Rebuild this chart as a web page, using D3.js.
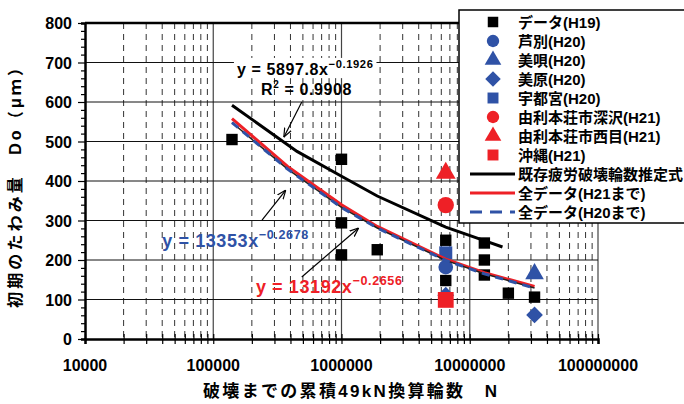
<!DOCTYPE html>
<html>
<head>
<meta charset="utf-8">
<script src="https://cdn.jsdelivr.net/npm/d3@7"></script>
<style>
  body { margin: 0; background: #fff; }
  text { font-family: "Liberation Sans", "Noto Sans CJK JP", sans-serif; font-weight: bold; }
</style>
</head>
<body>
<script>
// data
const h19N = [1.4e5, 1e6, 1e6, 1e6, 1.9e6, 6.5e6, 6.5e6, 1.3e7, 1.3e7, 1.3e7, 2e7, 3.2e7];
const h19D = [505, 455, 294, 213, 226, 250, 148, 243, 200, 162, 116, 106];
const ashibetsuN = [6.5e6], ashibetsuD = [182];
const bibaiN = [3.2e7], bibaiD = [165];
const biharaN = [6.5e6, 3.2e7], biharaD = [111, 61];
const utsunomiyaN = [6.5e6], utsunomiyaD = [218];
const fukasawaN = [6.5e6], fukasawaD = [339];
const nishimeN = [6.5e6], nishimeD = [420];
const okinawaN = [6.5e6], okinawaD = [99];

// fitted curves as drawn
const oldFitN = [1.4e5, 4.5e5, 1e6, 1.9e6, 6.5e6, 1.3e7, 1.8e7];
const oldFitD = [592, 475, 412, 362, 283, 249, 233];
const fitN = [1.4e5, 3.8e5, 1e6, 1.9e6, 6.5e6, 1.3e7, 3.2e7];
const fitH21D = [558, 437, 340, 285, 202, 168, 133];
const fitH20D = [548, 430, 333, 281, 199, 165, 129];

const xTicks = [1e4, 1e5, 1e6, 1e7, 1e8];
const yTicks = [0, 100, 200, 300, 400, 500, 600, 700, 800];

const legendLabels = ['データ(H19)', '芦別(H20)', '美唄(H20)', '美原(H20)', '宇都宮(H20)',
  '由利本荘市深沢(H21)', '由利本荘市西目(H21)', '沖縄(H21)',
  '既存疲労破壊輪数推定式', '全データ(H21まで)', '全データ(H20まで)'];

const W = 684, H = 404;
const pl = 85, pr = 598, pt = 23, pb = 339;
const BLUE = '#2f52a6', RED = '#ee2026';

const svg = d3.select('body').append('svg')
  .attr('width', W).attr('height', H);
svg.append('rect').attr('width', W).attr('height', H).attr('fill', '#fff');

const x = d3.scaleLog().domain([1e4, 1e8]).range([pl, pr]);
const y = d3.scaleLinear().domain([0, 800]).range([pb, pt]);

// minor vertical grid (dashed)
const minors = [];
for (let d = 1e4; d < 1e8; d *= 10)
  for (let k = 2; k <= 9; k++) minors.push(d * k);

const grid = svg.append('g');
grid.selectAll('.vmin').data(minors).enter().append('line')
  .attr('x1', d => x(d)).attr('x2', d => x(d))
  .attr('y1', pt).attr('y2', pb)
  .attr('stroke', '#333').attr('stroke-width', 1).attr('stroke-dasharray', '6,5');
grid.selectAll('.vmaj').data(xTicks.slice(1)).enter().append('line')
  .attr('x1', d => x(d)).attr('x2', d => x(d))
  .attr('y1', pt).attr('y2', pb)
  .attr('stroke', '#444').attr('stroke-width', 1.2);
grid.selectAll('.hmaj').data(yTicks.slice(1, -1)).enter().append('line')
  .attr('x1', pl).attr('x2', pr)
  .attr('y1', d => y(d)).attr('y2', d => y(d))
  .attr('stroke', '#111').attr('stroke-width', 1);

// frame
svg.append('line').attr('x1', pl).attr('x2', pr).attr('y1', pt).attr('y2', pt)
  .attr('stroke', '#000').attr('stroke-width', 2.5);

// axes
const yAxis = d3.axisLeft(y).tickValues(d3.range(0, 801, 20)).tickSize(4).tickFormat('');
svg.append('g').attr('transform', `translate(${pl},0)`).call(yAxis)
  .call(g => g.select('.domain').attr('stroke-width', 2.5))
  .call(g => g.selectAll('.tick line').attr('x2', d => d % 100 === 0 ? -7 : -4).attr('stroke-width', 1.2));
svg.append('g').selectAll('text').data(yTicks).enter().append('text')
  .attr('x', 72).attr('y', d => y(d) + 6)
  .attr('text-anchor', 'end').attr('font-size', 16).text(d => d);

const xAxis = d3.axisBottom(x).tickValues(xTicks.concat(minors)).tickSize(5).tickFormat('');
svg.append('g').attr('transform', `translate(0,${pb})`).call(xAxis)
  .call(g => g.select('.domain').attr('stroke-width', 2.5))
  .call(g => g.selectAll('.tick line').attr('y1', -5).attr('stroke-width', 1.2));
svg.append('g').selectAll('text').data(xTicks).enter().append('text')
  .attr('x', d => x(d)).attr('y', 371)
  .attr('text-anchor', 'middle').attr('font-size', 16).text(d => d);

// axis titles
svg.append('text').attr('x', 350).attr('y', 397).attr('text-anchor', 'middle')
  .attr('font-size', 17).attr('textLength', 294).attr('lengthAdjust', 'spacing')
  .text('破壊までの累積49kN換算輪数　N');
svg.append('text').attr('transform', 'translate(21,184) rotate(-90)').attr('text-anchor', 'middle')
  .attr('font-size', 16).attr('textLength', 248).attr('lengthAdjust', 'spacing')
  .text('初期のたわみ量　Do（μｍ）');

// markers
const diamond = { draw(ctx, size) { const r = Math.sqrt(size) / Math.SQRT2; ctx.moveTo(0, -r); ctx.lineTo(r, 0); ctx.lineTo(0, r); ctx.lineTo(-r, 0); ctx.closePath(); } };
const series = [
  { n: h19N, d: h19D, shape: d3.symbolSquare, size: 130, color: '#000' },
  { n: ashibetsuN, d: ashibetsuD, shape: d3.symbolCircle, size: 170, color: BLUE },
  { n: bibaiN, d: bibaiD, shape: d3.symbolTriangle, size: 150, color: BLUE },
  { n: biharaN, d: biharaD, shape: diamond, size: 140, color: BLUE },
  { n: utsunomiyaN, d: utsunomiyaD, shape: d3.symbolSquare, size: 170, color: BLUE },
  { n: fukasawaN, d: fukasawaD, shape: d3.symbolCircle, size: 210, color: RED },
  { n: nishimeN, d: nishimeD, shape: d3.symbolTriangle, size: 170, color: RED },
  { n: okinawaN, d: okinawaD, shape: d3.symbolSquare, size: 250, color: RED }
];
series.forEach(s => {
  svg.append('g').selectAll('path').data(d3.zip(s.n, s.d)).enter().append('path')
    .attr('transform', p => `translate(${x(p[0])},${y(p[1])})`)
    .attr('d', d3.symbol().type(s.shape).size(s.size)())
    .attr('fill', s.color);
});

// fitted lines
const line = d3.line().x(p => x(p[0])).y(p => y(p[1]));
svg.append('path').datum(d3.zip(oldFitN, oldFitD)).attr('d', line)
  .attr('fill', 'none').attr('stroke', '#000').attr('stroke-width', 3);
svg.append('path').datum(d3.zip(fitN, fitH21D)).attr('d', line)
  .attr('fill', 'none').attr('stroke', RED).attr('stroke-width', 3);
svg.append('path').datum(d3.zip(fitN, fitH20D)).attr('d', line)
  .attr('fill', 'none').attr('stroke', '#222').attr('stroke-width', 1.5);
svg.append('path').datum(d3.zip(fitN, fitH20D)).attr('d', line)
  .attr('fill', 'none').attr('stroke', BLUE).attr('stroke-width', 3).attr('stroke-dasharray', '8,6');

// annotations
svg.append('defs').append('marker').attr('id', 'arr')
  .attr('viewBox', '0 0 10 10').attr('refX', 10).attr('refY', 5)
  .attr('markerWidth', 9).attr('markerHeight', 9).attr('orient', 'auto')
  .attr('markerUnits', 'userSpaceOnUse')
  .append('path').attr('d', 'M0,1 L10,5 L0,9').attr('fill', 'none').attr('stroke', '#000').attr('stroke-width', 1.3);

const arrows = [
  [[4.9e5, 600], [3.55e5, 511]],
  [[2.4e5, 301], [3.68e5, 377]],
  [[4.9e5, 157], [1.36e6, 281]]
];
svg.append('g').selectAll('line').data(arrows).enter().append('line')
  .attr('x1', a => x(a[0][0])).attr('y1', a => y(a[0][1]))
  .attr('x2', a => x(a[1][0])).attr('y2', a => y(a[1][1]))
  .attr('stroke', '#000').attr('stroke-width', 1.2).attr('marker-end', 'url(#arr)');

function equation(n, d, base, sup, color, fs) {
  const g = svg.append('g');
  const bg = g.append('rect').attr('fill', '#fff');
  const t = g.append('text').attr('x', x(n)).attr('y', y(d)).attr('font-size', fs)
    .attr('fill', color).attr('letter-spacing', 0.6);
  t.append('tspan').text(base);
  t.append('tspan').attr('dy', -fs * 0.45).attr('font-size', fs * 0.7).text(sup);
  return { g, bg, t };
}
const eqOld = equation(1.53e5, 668, 'y = 5897.8x', '−0.1926', '#000', 16);
const bb = eqOld.t.node().getBBox();
eqOld.bg.attr('x', bb.x - 3).attr('y', bb.y).attr('width', bb.width + 6).attr('height', bb.height);
const r2 = svg.append('text').attr('x', x(2.36e5)).attr('y', y(618)).attr('font-size', 16).attr('letter-spacing', 0.6);
r2.append('tspan').text('R');
r2.append('tspan').attr('dy', -7).attr('font-size', 10).text('2');
r2.append('tspan').attr('dy', 7).text(' = 0.9908');

equation(4.0e4, 233, 'y = 13353x', '−0.2678', BLUE, 18);
equation(2.15e5, 116, 'y = 13192x', '−0.2656', RED, 18);

// legend
const lg = svg.append('g');
lg.append('rect').attr('x', 459).attr('y', 10).attr('width', 240).attr('height', 213)
  .attr('fill', '#fff').attr('stroke', '#000').attr('stroke-width', 1.5);
const ly = i => 22 + i * 19;
series.forEach((s, i) => {
  lg.append('path').attr('transform', `translate(493,${ly(i)})`)
    .attr('d', d3.symbol().type(s.shape).size(i === 0 ? 110 : 120)())
    .attr('fill', s.color);
});
const lineStyles = [
  { color: '#000', dash: null },
  { color: RED, dash: null },
  { color: BLUE, dash: '12,8' }
];
lineStyles.forEach((l, j) => {
  lg.append('line').attr('x1', 470).attr('x2', 515).attr('y1', ly(8 + j)).attr('y2', ly(8 + j))
    .attr('stroke', l.color).attr('stroke-width', 3).attr('stroke-dasharray', l.dash);
});
lg.selectAll('text').data(legendLabels).enter().append('text')
  .attr('x', 518).attr('y', (d, i) => ly(i) + 5.5).attr('font-size', 15).text(d => d);
</script>
</body>
</html>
^^^^^^^^
THE REQUEST:
Give again, exactly, the lines from the start of the data through the one holding "const okinawaN = [6.5e6], okinawaD = [99];"; omit the pictures.

SOLUTION FOR THIS EXERCISE:
Rebuild this chart as a web page, using D3.js.
<!DOCTYPE html>
<html>
<head>
<meta charset="utf-8">
<script src="https://cdn.jsdelivr.net/npm/d3@7"></script>
<style>
  body { margin: 0; background: #fff; }
  text { font-family: "Liberation Sans", "Noto Sans CJK JP", sans-serif; font-weight: bold; }
</style>
</head>
<body>
<script>
// data
const h19N = [1.4e5, 1e6, 1e6, 1e6, 1.9e6, 6.5e6, 6.5e6, 1.3e7, 1.3e7, 1.3e7, 2e7, 3.2e7];
const h19D = [505, 455, 294, 213, 226, 250, 148, 243, 200, 162, 116, 106];
const ashibetsuN = [6.5e6], ashibetsuD = [182];
const bibaiN = [3.2e7], bibaiD = [165];
const biharaN = [6.5e6, 3.2e7], biharaD = [111, 61];
const utsunomiyaN = [6.5e6], utsunomiyaD = [218];
const fukasawaN = [6.5e6], fukasawaD = [339];
const nishimeN = [6.5e6], nishimeD = [420];
const okinawaN = [6.5e6], okinawaD = [99];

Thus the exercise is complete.